Page 74 in Bruce & Giblin's Curves and Singularities, 2nd ed. contains the following passage:
Let $f: I \to \mathbb R$ be smooth and define $\phi: I \times \mathbb R^2 \to \mathbb R$ by $\phi (t,u) = f(t) + u_1 t + u_2 t^2$. Then $\phi$ is a family of functions $\phi_u$ where $\phi_u (t) = \phi (t,u)$ and $\phi_0 = f$. Now let $g: I \to \mathbb R^2$ be $g(t) = (-f'(t) + t f''(t), - {1\over 2} f''(t))$. It is easy to show that $u \in im(g)$ if and only if there exists $t \in I$ where $\phi_u'(t) = \phi_u''(t) = 0$. Since $im(g)$ is the set of critical values of $g$, Sard's theorem says that for all $u$ outside a null set in $\mathbb R^2$, $\phi_u$ has no singularities other than of type $A_1$.
Note that a singularity $t$ of type $A_1$ is such that $\phi'_u(t) = 0$ and $\phi''_u(t) \neq 0$.
I think this is a mistake in the text since outside $im(g)$ we have either $\phi'_u(t) \neq 0$ or $\phi''_u(t) \neq 0$ or both.

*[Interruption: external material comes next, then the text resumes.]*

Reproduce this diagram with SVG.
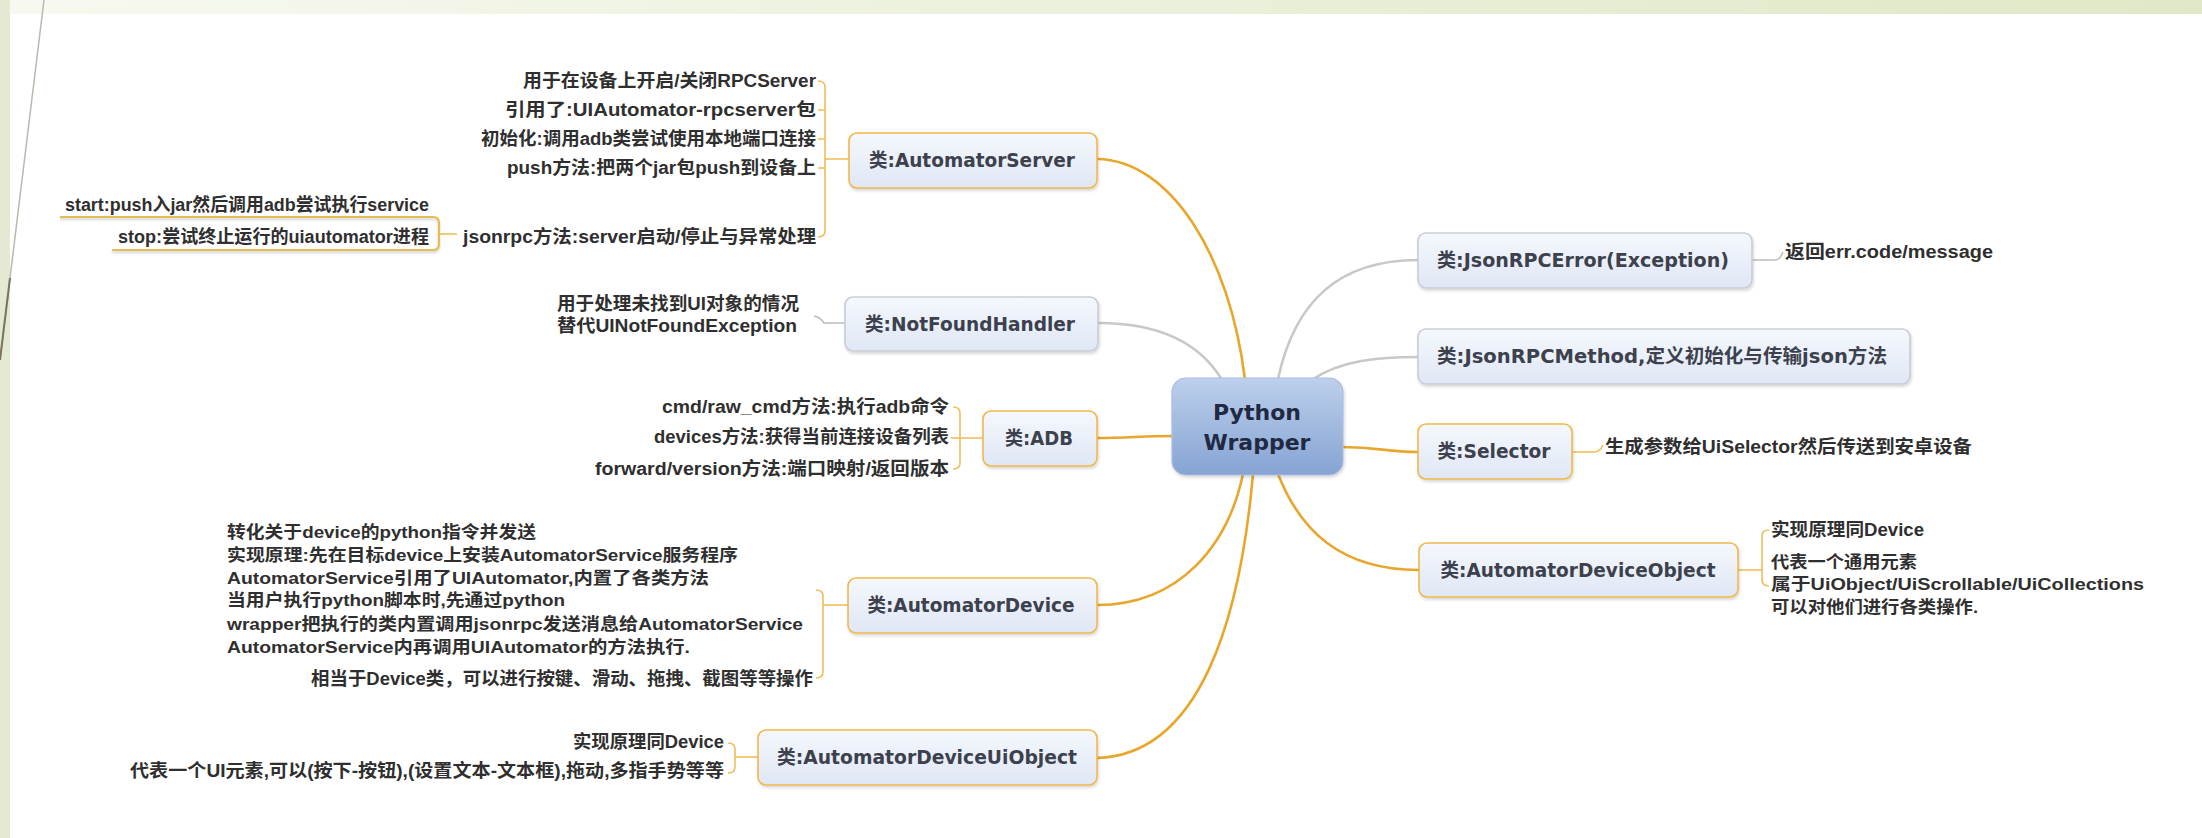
<svg xmlns="http://www.w3.org/2000/svg" width="2202" height="838" viewBox="0 0 2202 838">
  <defs>
    <linearGradient id="bandFill" x1="0" y1="0" x2="1" y2="0">
      <stop offset="0" stop-color="#f7f9f0"/>
      <stop offset="1" stop-color="#dfe8c6"/>
    </linearGradient>
    <linearGradient id="topicFill" x1="0" y1="0" x2="0" y2="1">
      <stop offset="0" stop-color="#f5f8fd"/>
      <stop offset="1" stop-color="#dfe7f5"/>
    </linearGradient>
    <linearGradient id="rootFill" x1="0" y1="0" x2="0" y2="1">
      <stop offset="0" stop-color="#bdd0ec"/>
      <stop offset="1" stop-color="#86a3d3"/>
    </linearGradient>
    <filter id="shadow" x="-10%" y="-30%" width="130%" height="170%">
      <feDropShadow dx="1" dy="2" stdDeviation="1.6" flood-color="#000" flood-opacity="0.16"/>
    </filter>
    <filter id="lineShadow" x="-5%" y="-200%" width="110%" height="500%">
      <feDropShadow dx="0" dy="2" stdDeviation="1.2" flood-color="#000" flood-opacity="0.18"/>
    </filter>
  </defs>
  <style>
    .co { fill: none; stroke: #e8a62c; stroke-width: 2.6; stroke-linecap: round; }
    .cg { fill: none; stroke: #c8c8c8; stroke-width: 2.6; stroke-linecap: round; }
    .bo { fill: none; stroke: #efbd57; stroke-width: 1.6; }
    .bg { fill: none; stroke: #bcbcbc; stroke-width: 1.6; }
    .ul { fill: none; stroke: #e6bd55; stroke-width: 2.2; }
    .box { fill: url(#topicFill); stroke-width: 1.6; filter: url(#shadow); }
    .box.o { stroke: #f0b84c; }
    .box.g { stroke: #c9cdd5; }
    .root { fill: url(#rootFill); stroke: #a9bddf; stroke-width: 1.2; filter: url(#shadow); }
    .rt { font-family: "DejaVu Sans", "Noto Sans CJK SC", sans-serif; font-weight: bold; font-size: 22px; fill: #1f2a42; text-anchor: middle; }
    .lbl { font-family: "DejaVu Sans", "Noto Sans CJK SC", sans-serif; font-weight: bold; font-size: 19px; fill: #3c414d; text-anchor: middle; }
    .sub { font-family: "Liberation Sans", "Noto Sans CJK SC", sans-serif; font-weight: bold; font-size: 18px; fill: #2f2f2f; }
    .blk { font-family: "Liberation Sans", "Noto Sans CJK SC", sans-serif; font-weight: bold; font-size: 17px; fill: #2f2f2f; }
    .end { text-anchor: end; }
  </style>

  <!-- page background -->
  <rect x="0" y="0" width="2202" height="838" fill="#ffffff"/>
  <rect x="0" y="0" width="2202" height="14" fill="url(#bandFill)"/>
  <rect x="0" y="0" width="10" height="838" fill="#e3e9d2"/>
  <line x1="44" y1="0" x2="0" y2="360" stroke="#b9b9ad" stroke-width="1.5"/>
  <line x1="10" y1="278" x2="0" y2="360" stroke="#7c7360" stroke-width="2"/>

  <!-- connectors -->
  <g id="connectors">
    <!-- main branches from the root -->
    <path class="co" d="M1097,159 C1170,160 1230,255 1245,380"/>
    <path class="cg" d="M1098,323 C1160,323 1200,343 1222,380"/>
    <path class="co" d="M1097,438 C1130,438 1140,436 1174,436"/>
    <path class="co" d="M1097,605 C1180,605 1228,545 1243,474"/>
    <path class="co" d="M1097,758 C1200,755 1240,620 1253,474"/>
    <path class="cg" d="M1278,379 C1295,300 1340,260 1418,260"/>
    <path class="cg" d="M1312,380 C1340,360 1380,357 1418,357"/>
    <path class="co" d="M1342,447 C1380,447 1385,452 1418,452"/>
    <path class="co" d="M1278,474 C1300,530 1340,570 1419,570"/>

    <!-- AutomatorServer details -->
    <path class="bo" d="M818,81 Q825,81 825,87 V231 Q825,237 818,237"/>
    <path class="bo" d="M818,110 H825 M818,139 H825 M818,168 H825 M825,159 H849"/>
    <!-- jsonrpc start / stop -->
    <g filter="url(#lineShadow)">
      <path class="ul" d="M60,217 H433 Q439,217 439,223 V244 Q439,250 433,250 H112"/>
    </g>
    <path class="bo" d="M439,234 H457"/>
    <!-- NotFoundHandler detail -->
    <path class="bg" d="M814,316 Q820,317 824,323 H845"/>
    <!-- ADB details -->
    <path class="bo" d="M953,407 Q960,407 960,413 V463 Q960,469 953,469"/>
    <path class="bo" d="M951,438 H983"/>
    <!-- AutomatorDevice details -->
    <path class="bo" d="M816,590 Q823,590 823,596 V672 Q823,678 816,678"/>
    <path class="bo" d="M823,605 H848"/>
    <!-- AutomatorDeviceUiObject details -->
    <path class="bo" d="M728,743 Q735,743 735,749 V767 Q735,773 728,773"/>
    <path class="bo" d="M735,757 H758"/>
    <!-- JsonRPCError detail -->
    <path class="bg" d="M1752,260 H1775 Q1780,260 1783,252"/>
    <!-- Selector detail -->
    <path class="bo" d="M1572,452 H1594 Q1600,452 1603,445"/>
    <!-- AutomatorDeviceObject details -->
    <path class="bo" d="M1769,530 Q1762,530 1762,536 V580 Q1762,586 1769,586"/>
    <path class="bo" d="M1738,570 H1762"/>
  </g>

  <!-- root -->
  <g id="python-wrapper">
    <rect class="root" x="1172" y="378" width="171" height="97" rx="14"/>
    <text class="rt" x="1257" y="420">Python</text>
    <text class="rt" x="1257" y="450">Wrapper</text>
  </g>

  <!-- left side -->
  <g id="automator-server">
    <rect class="box o" x="849" y="133" width="248" height="55" rx="8"/>
    <text class="lbl" x="972" y="167" textLength="206" lengthAdjust="spacingAndGlyphs">类:AutomatorServer</text>
  </g>
  <g id="automator-server-notes">
    <text class="sub end" x="816" y="87" textLength="293" lengthAdjust="spacingAndGlyphs">用于在设备上开启/关闭RPCServer</text>
    <text class="sub end" x="816" y="116" textLength="311" lengthAdjust="spacingAndGlyphs">引用了:UIAutomator-rpcserver包</text>
    <text class="sub end" x="816" y="145" textLength="335" lengthAdjust="spacingAndGlyphs">初始化:调用adb类尝试使用本地端口连接</text>
    <text class="sub end" x="816" y="174" textLength="309" lengthAdjust="spacingAndGlyphs">push方法:把两个jar包push到设备上</text>
    <text class="sub end" x="816" y="243" textLength="353" lengthAdjust="spacingAndGlyphs">jsonrpc方法:server启动/停止与异常处理</text>
  </g>
  <g id="jsonrpc-start">
    <text class="sub end" x="429" y="211" textLength="364" lengthAdjust="spacingAndGlyphs">start:push入jar然后调用adb尝试执行service</text>
  </g>
  <g id="jsonrpc-stop">
    <text class="sub end" x="429" y="243" textLength="311" lengthAdjust="spacingAndGlyphs">stop:尝试终止运行的uiautomator进程</text>
  </g>

  <g id="not-found-handler">
    <rect class="box g" x="845" y="297" width="253" height="54" rx="8"/>
    <text class="lbl" x="970" y="331" textLength="210" lengthAdjust="spacingAndGlyphs">类:NotFoundHandler</text>
  </g>
  <g id="not-found-handler-notes">
    <text class="sub" x="557" y="310" textLength="242" lengthAdjust="spacingAndGlyphs">用于处理未找到UI对象的情况</text>
    <text class="sub" x="557" y="332" textLength="240" lengthAdjust="spacingAndGlyphs">替代UINotFoundException</text>
  </g>

  <g id="adb">
    <rect class="box o" x="983" y="411" width="114" height="55" rx="8"/>
    <text class="lbl" x="1039" y="445" textLength="68" lengthAdjust="spacingAndGlyphs">类:ADB</text>
  </g>
  <g id="adb-notes">
    <text class="sub end" x="949" y="413" textLength="287" lengthAdjust="spacingAndGlyphs">cmd/raw_cmd方法:执行adb命令</text>
    <text class="sub end" x="949" y="443" textLength="295" lengthAdjust="spacingAndGlyphs">devices方法:获得当前连接设备列表</text>
    <text class="sub end" x="949" y="475" textLength="354" lengthAdjust="spacingAndGlyphs">forward/version方法:端口映射/返回版本</text>
  </g>

  <g id="automator-device">
    <rect class="box o" x="848" y="578" width="249" height="55" rx="8"/>
    <text class="lbl" x="971" y="612" textLength="207" lengthAdjust="spacingAndGlyphs">类:AutomatorDevice</text>
  </g>
  <g id="automator-device-notes">
    <text class="blk" x="227" y="538" textLength="309" lengthAdjust="spacingAndGlyphs">转化关于device的python指令并发送</text>
    <text class="blk" x="227" y="561" textLength="511" lengthAdjust="spacingAndGlyphs">实现原理:先在目标device上安装AutomatorService服务程序</text>
    <text class="blk" x="227" y="584" textLength="482" lengthAdjust="spacingAndGlyphs">AutomatorService引用了UIAutomator,内置了各类方法</text>
    <text class="blk" x="227" y="606" textLength="338" lengthAdjust="spacingAndGlyphs">当用户执行python脚本时,先通过python</text>
    <text class="blk" x="227" y="630" textLength="576" lengthAdjust="spacingAndGlyphs">wrapper把执行的类内置调用jsonrpc发送消息给AutomatorService</text>
    <text class="blk" x="227" y="653" textLength="463" lengthAdjust="spacingAndGlyphs">AutomatorService内再调用UIAutomator的方法执行.</text>
    <text class="sub end" x="813" y="685" textLength="502" lengthAdjust="spacingAndGlyphs">相当于Device类，可以进行按键、滑动、拖拽、截图等等操作</text>
  </g>

  <g id="automator-device-ui-object">
    <rect class="box o" x="758" y="730" width="339" height="55" rx="8"/>
    <text class="lbl" x="927" y="764" textLength="300" lengthAdjust="spacingAndGlyphs">类:AutomatorDeviceUiObject</text>
  </g>
  <g id="automator-device-ui-object-notes">
    <text class="sub end" x="724" y="748" textLength="151" lengthAdjust="spacingAndGlyphs">实现原理同Device</text>
    <text class="sub end" x="724" y="777" textLength="594" lengthAdjust="spacingAndGlyphs">代表一个UI元素,可以(按下-按钮),(设置文本-文本框),拖动,多指手势等等</text>
  </g>

  <!-- right side -->
  <g id="json-rpc-error">
    <rect class="box g" x="1418" y="233" width="334" height="55" rx="8"/>
    <text class="lbl" x="1583" y="267" textLength="292" lengthAdjust="spacingAndGlyphs">类:JsonRPCError(Exception)</text>
  </g>
  <g id="json-rpc-error-notes">
    <text class="sub" x="1785" y="258" textLength="208" lengthAdjust="spacingAndGlyphs">返回err.code/message</text>
  </g>

  <g id="json-rpc-method">
    <rect class="box g" x="1418" y="329" width="492" height="55" rx="8"/>
    <text class="lbl" x="1662" y="363" textLength="450" lengthAdjust="spacingAndGlyphs">类:JsonRPCMethod,定义初始化与传输json方法</text>
  </g>

  <g id="selector">
    <rect class="box o" x="1418" y="424" width="154" height="55" rx="8"/>
    <text class="lbl" x="1494" y="458" textLength="113" lengthAdjust="spacingAndGlyphs">类:Selector</text>
  </g>
  <g id="selector-notes">
    <text class="sub" x="1605" y="453" textLength="367" lengthAdjust="spacingAndGlyphs">生成参数给UiSelector然后传送到安卓设备</text>
  </g>

  <g id="automator-device-object">
    <rect class="box o" x="1419" y="543" width="319" height="54" rx="8"/>
    <text class="lbl" x="1578" y="577" textLength="275" lengthAdjust="spacingAndGlyphs">类:AutomatorDeviceObject</text>
  </g>
  <g id="automator-device-object-notes">
    <text class="sub" x="1771" y="536" textLength="153" lengthAdjust="spacingAndGlyphs">实现原理同Device</text>
    <text class="blk" x="1771" y="568" textLength="146" lengthAdjust="spacingAndGlyphs">代表一个通用元素</text>
    <text class="blk" x="1771" y="590" textLength="373" lengthAdjust="spacingAndGlyphs">属于UiObject/UiScrollable/UiCollections</text>
    <text class="blk" x="1771" y="613" textLength="207" lengthAdjust="spacingAndGlyphs">可以对他们进行各类操作.</text>
  </g>
</svg>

So for a point $u \notin im (g)$ at which we have both $\phi'_u(t) \neq 0$ and $\phi''_u(t) \neq 0$ for all $t$ we don't seem to have an $A_1$ singularity.
What am I missing?
The points you're concerned about aren't singularities at all, as $t$ is a singularity only when $\phi_u'(t)=0$. The authors are saying that, for such $u$, if $\phi_u$ has a singular point, then it is of type $A_1$.